Dr. Chitalu said that the current cholera outbreak had affected 5,919 people including 114 deaths. He said that the outbreak had the potential to escalate beyond the recorded figures, if government had not provided exemplary leadership to ensure that interventions that addressed the drivers of the epidemic were swiftly addressed. He paid tribute to the President of the Republic, His Excellency, Mr. Edgar Chagwa Lungu for his leadership, particularly for commissioning a committee of ministers which provided oversight for a multi-sectoral response and for making resources available. He said that government released a total of 159 million kwacha, which constituted 90 percent of the resources used while donations came to 3.3 million kwacha cash in addition to other material resources. Dr. Chitalu stated that the issuance of Statutory Instrument No. 79 of 2017 providing regulations on areas infected with cholera, Statutory Instrument no.10 of 2018 on street vending and a Gazette Notice extending the fishing ban for 2017/2018 season were also instrumental in the containment of the outbreak.

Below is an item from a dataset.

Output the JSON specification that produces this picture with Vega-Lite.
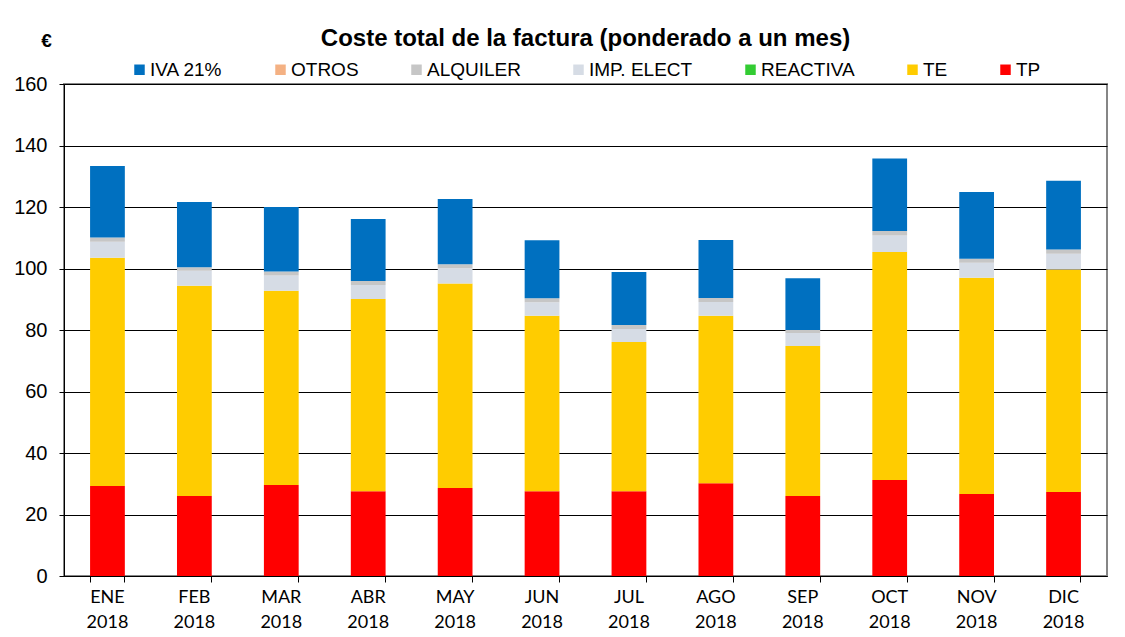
{
  "$schema": "https://vega.github.io/schema/vega-lite/v6.json",
  "width": 1043,
  "height": 492,
  "autosize": {"type": "none"},
  "padding": {"left": 64, "top": 84, "right": 18, "bottom": 61},
  "background": "white",
  "title": {
    "text": "Coste total de la factura (ponderado a un mes)",
    "font": "Liberation Sans",
    "fontSize": 24,
    "fontWeight": "bold",
    "color": "black",
    "anchor": "middle",
    "frame": "group",
    "offset": -20
  },
  "datasets": {
    "costes": [
      {"mes": "ENE 2018", "TP": 29.3, "TE": 74.2, "REACTIVA": 0, "IMP_ELECT": 5.2, "ALQUILER": 1.4, "OTROS": 0, "IVA": 23.2},
      {"mes": "FEB 2018", "TP": 26.0, "TE": 68.4, "REACTIVA": 0, "IMP_ELECT": 4.9, "ALQUILER": 1.1, "OTROS": 0, "IVA": 21.2},
      {"mes": "MAR 2018", "TP": 29.6, "TE": 63.2, "REACTIVA": 0, "IMP_ELECT": 4.9, "ALQUILER": 1.3, "OTROS": 0, "IVA": 21.0},
      {"mes": "ABR 2018", "TP": 27.6, "TE": 62.5, "REACTIVA": 0, "IMP_ELECT": 4.5, "ALQUILER": 1.3, "OTROS": 0, "IVA": 20.2},
      {"mes": "MAY 2018", "TP": 28.6, "TE": 66.5, "REACTIVA": 0, "IMP_ELECT": 5.0, "ALQUILER": 1.3, "OTROS": 0, "IVA": 21.2},
      {"mes": "JUN 2018", "TP": 27.6, "TE": 57.0, "REACTIVA": 0, "IMP_ELECT": 4.4, "ALQUILER": 1.3, "OTROS": 0, "IVA": 18.9},
      {"mes": "JUL 2018", "TP": 27.6, "TE": 48.5, "REACTIVA": 0, "IMP_ELECT": 4.2, "ALQUILER": 1.3, "OTROS": 0, "IVA": 17.3},
      {"mes": "AGO 2018", "TP": 30.2, "TE": 54.4, "REACTIVA": 0, "IMP_ELECT": 4.5, "ALQUILER": 1.3, "OTROS": 0, "IVA": 18.9},
      {"mes": "SEP 2018", "TP": 26.0, "TE": 48.8, "REACTIVA": 0, "IMP_ELECT": 4.2, "ALQUILER": 1.0, "OTROS": 0, "IVA": 16.8},
      {"mes": "OCT 2018", "TP": 31.2, "TE": 74.2, "REACTIVA": 0, "IMP_ELECT": 5.3, "ALQUILER": 1.5, "OTROS": 0, "IVA": 23.6},
      {"mes": "NOV 2018", "TP": 26.7, "TE": 70.3, "REACTIVA": 0, "IMP_ELECT": 4.9, "ALQUILER": 1.3, "OTROS": 0, "IVA": 21.7},
      {"mes": "DIC 2018", "TP": 27.3, "TE": 72.4, "REACTIVA": 0, "IMP_ELECT": 5.1, "ALQUILER": 1.4, "OTROS": 0, "IVA": 22.3}
    ]
  },
  "data": {"name": "costes"},
  "transform": [
    {"fold": ["TP", "TE", "REACTIVA", "IMP_ELECT", "ALQUILER", "OTROS", "IVA"], "as": ["clave", "valor"]},
    {"calculate": "datum.clave === 'IVA' ? 'IVA 21%' : datum.clave === 'IMP_ELECT' ? 'IMP. ELECT' : datum.clave", "as": "serie"},
    {"calculate": "indexof(['TP','TE','REACTIVA','IMP_ELECT','ALQUILER','OTROS','IVA'], datum.clave)", "as": "pila"}
  ],
  "mark": {"type": "bar"},
  "encoding": {
    "x": {
      "field": "mes",
      "type": "nominal",
      "sort": null,
      "scale": {"paddingInner": 0.6, "paddingOuter": 0.3},
      "axis": {
        "title": null,
        "labelAngle": 0,
        "labelExpr": "split(datum.label, ' ')",
        "labelFont": "Lato",
        "labelFontSize": 18,
        "labelLineHeight": 25,
        "labelColor": "black",
        "labelPadding": 6,
        "labelBaseline": "top",
        "bandPosition": 1,
        "tickExtra": true,
        "tickSize": 6,
        "tickColor": "black",
        "domainColor": "black",
        "grid": false
      }
    },
    "y": {
      "field": "valor",
      "type": "quantitative",
      "stack": "zero",
      "scale": {"domain": [0, 160], "nice": false},
      "axis": {
        "title": "€",
        "titleAngle": 0,
        "titleFont": "Liberation Sans",
        "titleFontSize": 19,
        "titleFontWeight": "bold",
        "titleColor": "black",
        "titleX": -18,
        "titleY": -44,
        "titleAlign": "center",
        "titleBaseline": "middle",
        "values": [0, 20, 40, 60, 80, 100, 120, 140, 160],
        "grid": true,
        "gridColor": "black",
        "gridWidth": 1,
        "tickSize": 5,
        "tickColor": "black",
        "domainColor": "black",
        "labelPadding": 12,
        "labelFont": "Liberation Sans",
        "labelFontSize": 20,
        "labelColor": "black"
      }
    },
    "color": {
      "field": "serie",
      "type": "nominal",
      "scale": {
        "domain": ["IVA 21%", "OTROS", "ALQUILER", "IMP. ELECT", "REACTIVA", "TE", "TP"],
        "range": ["#0070C0", "#F4B183", "#C6C6C6", "#D6DCE5", "#33CC33", "#FFCC00", "#FF0000"]
      },
      "legend": {
        "title": null,
        "orient": "none",
        "legendX": 66,
        "legendY": -24,
        "direction": "horizontal",
        "columns": 7,
        "symbolType": "square",
        "symbolSize": 110,
        "symbolStrokeWidth": 0,
        "labelFont": "Liberation Sans",
        "labelFontSize": 19,
        "labelColor": "black",
        "labelOffset": 1,
        "columnPadding": 48
      }
    },
    "order": {"field": "pila", "type": "quantitative"}
  },
  "config": {
    "view": {"stroke": "#868686", "strokeWidth": 2}
  }
}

In moving forward towards the elimination of cholera in Zambia, the minister said that, Zambia had embarked upon developing a National Multi-sectoral Plan for Elimination of cholera by 2025. The priority areas include: the upgrading of slums and peri-urban areas, strengthening local government, enhancing the capacity of water utility companies and implementing the health for all agenda. Zambia would also sponsor a resolution for ending cholera globally at the 71 Session of the World Health Assembly in May 2018. Dr. Chitalu thanked all the Cooperating Partners, the private sector, the UN, NGOs, communities and the media for supporting the government in implementing various interventions to stop cholera in the country.

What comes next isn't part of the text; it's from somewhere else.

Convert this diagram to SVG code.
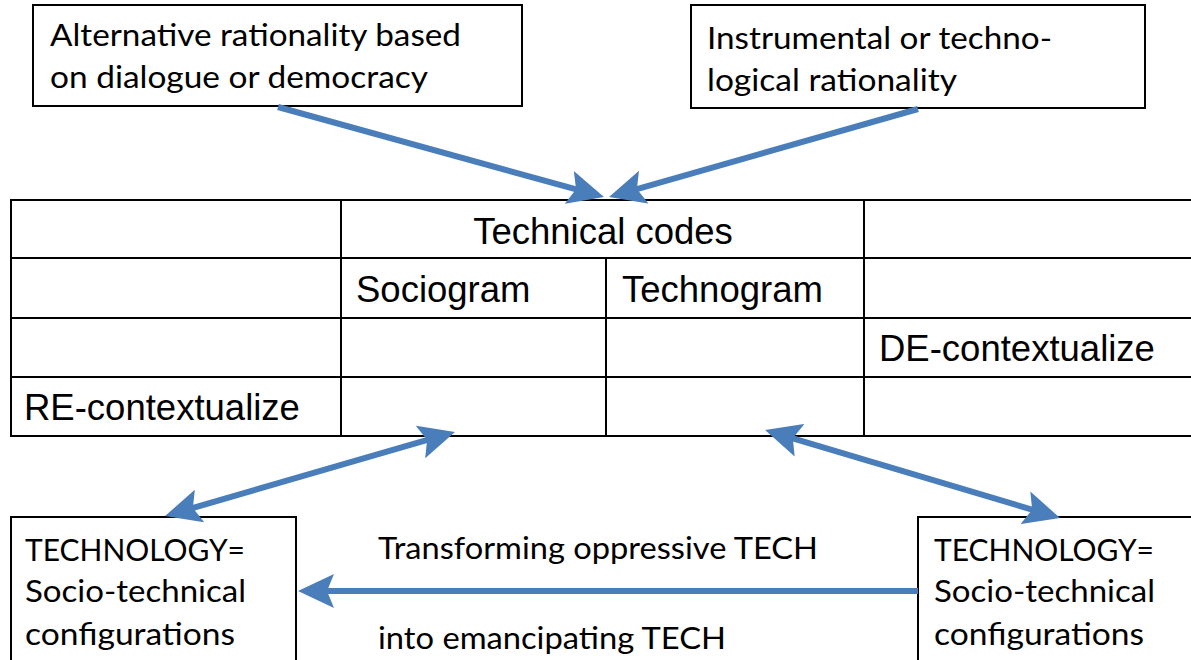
<svg xmlns="http://www.w3.org/2000/svg" width="1191" height="660" viewBox="0 0 1191 660">
  <style>
    .box { fill: #ffffff; stroke: #000000; stroke-width: 2; }
    .grid { stroke: #000000; stroke-width: 2; fill: none; }
    .cal { font-family: Lato, "Open Sans", "Liberation Sans", sans-serif; font-size: 31px; fill: #000000; }
    .tbl { font-family: "Liberation Sans", Arial, sans-serif; font-size: 36.5px; fill: #000000; }
    .arrow { stroke: #4A7EBB; stroke-width: 6; fill: none; }
  </style>
  <defs>
    <marker id="head" markerUnits="userSpaceOnUse" markerWidth="36" markerHeight="34" viewBox="0 0 36 34" refX="28" refY="17" orient="auto-start-reverse">
      <path d="M0,0 L36,17 L0,34 L7,17 Z" fill="#4A7EBB"/>
    </marker>
  </defs>
  <rect width="1191" height="660" fill="#ffffff"/>

  <!-- rationality boxes -->
  <g id="alt-rationality">
    <rect class="box" x="33" y="5" width="489" height="101"/>
    <text class="cal" x="50" y="46" textLength="411" lengthAdjust="spacingAndGlyphs">Alternative rationality based</text>
    <text class="cal" x="50" y="88" textLength="378" lengthAdjust="spacingAndGlyphs">on dialogue or democracy</text>
  </g>
  <g id="instr-rationality">
    <rect class="box" x="691" y="5" width="454" height="103"/>
    <text class="cal" x="707" y="49" textLength="345" lengthAdjust="spacingAndGlyphs">Instrumental or techno-</text>
    <text class="cal" x="707" y="91" textLength="250" lengthAdjust="spacingAndGlyphs">logical rationality</text>
  </g>

  <!-- technical codes table -->
  <g id="codes-table">
    <line class="grid" x1="11" y1="200" x2="1195" y2="200"/>
    <line class="grid" x1="11" y1="258" x2="1195" y2="258"/>
    <line class="grid" x1="11" y1="318" x2="1195" y2="318"/>
    <line class="grid" x1="11" y1="377" x2="1195" y2="377"/>
    <line class="grid" x1="11" y1="436" x2="1195" y2="436"/>
    <line class="grid" x1="11" y1="199" x2="11" y2="437"/>
    <line class="grid" x1="341" y1="199" x2="341" y2="437"/>
    <line class="grid" x1="606" y1="258" x2="606" y2="437"/>
    <line class="grid" x1="864" y1="199" x2="864" y2="437"/>
    <text class="tbl" x="603" y="244" text-anchor="middle">Technical codes</text>
    <text class="tbl" x="356" y="302">Sociogram</text>
    <text class="tbl" x="622" y="302">Technogram</text>
    <text class="tbl" x="879" y="361">DE-contextualize</text>
    <text class="tbl" x="24" y="420">RE-contextualize</text>
  </g>

  <!-- socio-technical configuration boxes -->
  <g id="tech-left">
    <rect class="box" x="11" y="517" width="285" height="150"/>
    <text class="cal" x="25" y="561" textLength="220" lengthAdjust="spacingAndGlyphs">TECHNOLOGY=</text>
    <text class="cal" x="25" y="602" textLength="221" lengthAdjust="spacingAndGlyphs">Socio-technical</text>
    <text class="cal" x="25" y="645" textLength="210" lengthAdjust="spacingAndGlyphs">configurations</text>
  </g>
  <g id="tech-right">
    <rect class="box" x="918" y="517" width="285" height="150"/>
    <text class="cal" x="934" y="561" textLength="220" lengthAdjust="spacingAndGlyphs">TECHNOLOGY=</text>
    <text class="cal" x="934" y="602" textLength="221" lengthAdjust="spacingAndGlyphs">Socio-technical</text>
    <text class="cal" x="934" y="645" textLength="210" lengthAdjust="spacingAndGlyphs">configurations</text>
  </g>

  <!-- connectors -->
  <g id="connectors">
    <line class="arrow" x1="278" y1="107" x2="596.3" y2="194.9" marker-end="url(#head)"/>
    <line class="arrow" x1="918" y1="109" x2="616.7" y2="194.8" marker-end="url(#head)"/>
    <line class="arrow" x1="447.3" y1="434.2" x2="172.7" y2="513.8" marker-start="url(#head)" marker-end="url(#head)"/>
    <line class="arrow" x1="772.7" y1="432.3" x2="1052.3" y2="515.7" marker-start="url(#head)" marker-end="url(#head)"/>
    <line class="arrow" x1="918" y1="591" x2="306" y2="591" marker-end="url(#head)"/>
    <text class="cal" x="378" y="559" textLength="440" lengthAdjust="spacingAndGlyphs">Transforming oppressive TECH</text>
    <text class="cal" x="378" y="649" textLength="348" lengthAdjust="spacingAndGlyphs">into emancipating TECH</text>
  </g>
</svg>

The Minister for Local Government, Honourable Vincent Mwale, stated that going forward, his ministry would focus on the following priority actions: implementation of the SI No. 79 of 2017 on Cholera, Keep Zambia Clean Campaign, improving sanitation in trading places, building markets across the country, putting in place legislation for regulation of waste management and improving drainages alongside the construction of the road network. He also said that the ministry was going to formulate a policy for slum upgrading in order to reduce from 70 percent to 35 percent the number of people living in slums or peri-urban areas and committed to work towards reducing the national housing deficit which stood at 2.5 – 3 million. The minister emphasised the need for government to work with investors to make low cost housing easily available because the current market was skewed towards high income earners.
The Minister for Water Development, Sanitation and Environmental Protection, Dr. Dennis Wanchinga said that the population of the country had significantly grown since independence and that there was need to provide corresponding water supply and sanitation services. He said that Zambia lacked a coherent policy on sanitation leading to inadequate services for water, sanitation and solid waste management. He said that his ministry had embarked upon developing a master plan for the provision of clean and safe water in the densely populated areas and that it was working to ensure the registration and regulation of boreholes in the country.
Speaking at the same event, the WHO Representative, Dr. Nathan Bakyaita appreciated government’s action for coordinating the response with partners at the highest level of the Government and coming up with three legal instruments which facilitated the containment of cholera. He said that in October 2017, cholera-affected countries, global donors, and partners of the Global Taskforce on Cholera Control (GTFCC) came together to launch the Global Roadmap targeting a 90% reduction in cholera deaths by 2030, with 20 countries eliminating cholera. He said that WHO was therefore committed to supporting the development and implementation of the national cholera multi-sectoral plan.
This outbreak was fueled by inadequate access to clean and safe water, poor sanitation in trading places, poor solid waste management, flooding due to poor drainage and poor sanitation at fishing camps. In order to stop the further spread of cholera, key intervention were put in place:- A total of 330 water tanks were installed for provision of clean and safe drinking water in the hot spots, active case finding and surveillance, localized case management through establishment of a cholera treatment hospital and cholera treatment units, escalated solid waste management, provision of the oral cholera vaccine, chlorine distribution in communities, water quality monitoring, health promotion and risk communication.